As cities get smarter and more data-oriented, a big question looms: how effectively can data be used for infrastructure asset management, where data is often limited and low-quality, especially in smaller municipalities?

A recent paper in the Journal of Transportation Engineering explores the accuracy of various types of algorithms at predicting deterioration of asphalt roads.

From the paper:

Using an example of a data set containing roads in the US and Canada, this study showcased the value of data analytics in infrastructure asset management and decision making. Predicting the deterioration in PCI was used as the case example in this study because of its popularity among municipalities in Ontario. The study compared GBT, random forest classifier, and naïve Bayes coupled with kernels.

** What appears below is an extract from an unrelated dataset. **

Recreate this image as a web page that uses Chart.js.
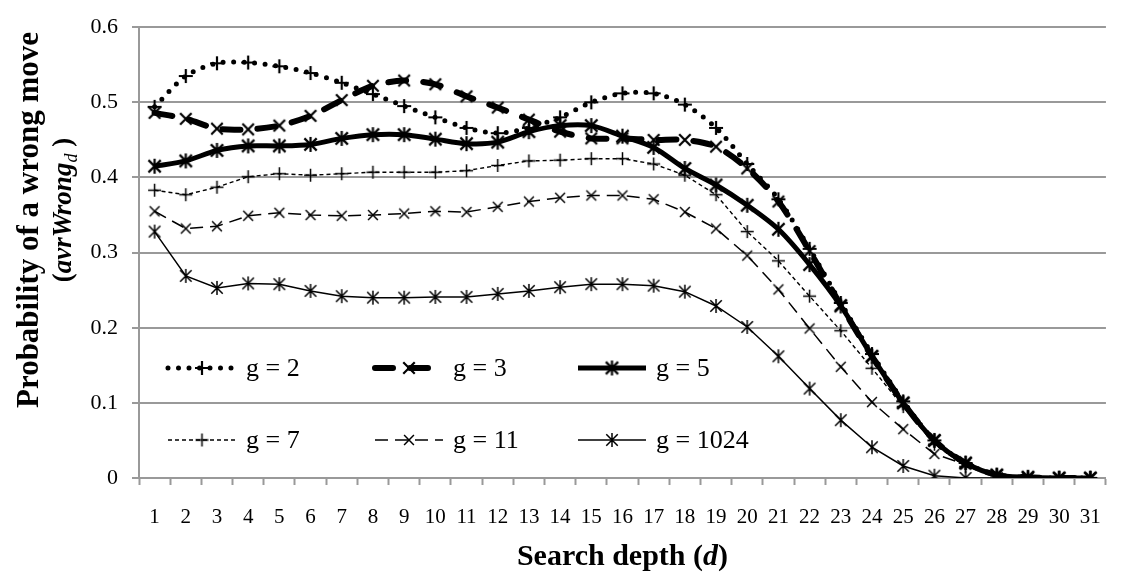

It was shown that only with affordable (and circumstantial and noncausal) data, the algorithms were able to predict deterioration with high accuracy. The data were segmented multiple times and according to different rationales. The algorithm parameters were also altered several times. This helped in analyzing the reasons for accuracy variations. Consequently, several tips were discussed for enhancing accuracy in practice and in future studies. Of particular interest is the performance of two examples of ensemble learning algorithms: random forest and GBT. The accuracy of GBT and random forest was boosted by 25% and 10%, respectively, compared with their base learner. Other methods of learning, such as k-NN (a lazy learner), were investigated as well. The impact of data normalization was tested on k-NN, and it was observed that normalization increased the cross-validation accuracy by at least 10%. Furthermore, kernel density estimates were used to increase the accuracy of the naïve Bayes classifier (instead of a generic Gaussian distribution). It was observed that the accuracy of naïve Bayes classifier was boosted dramatically by using more realistic density estimates.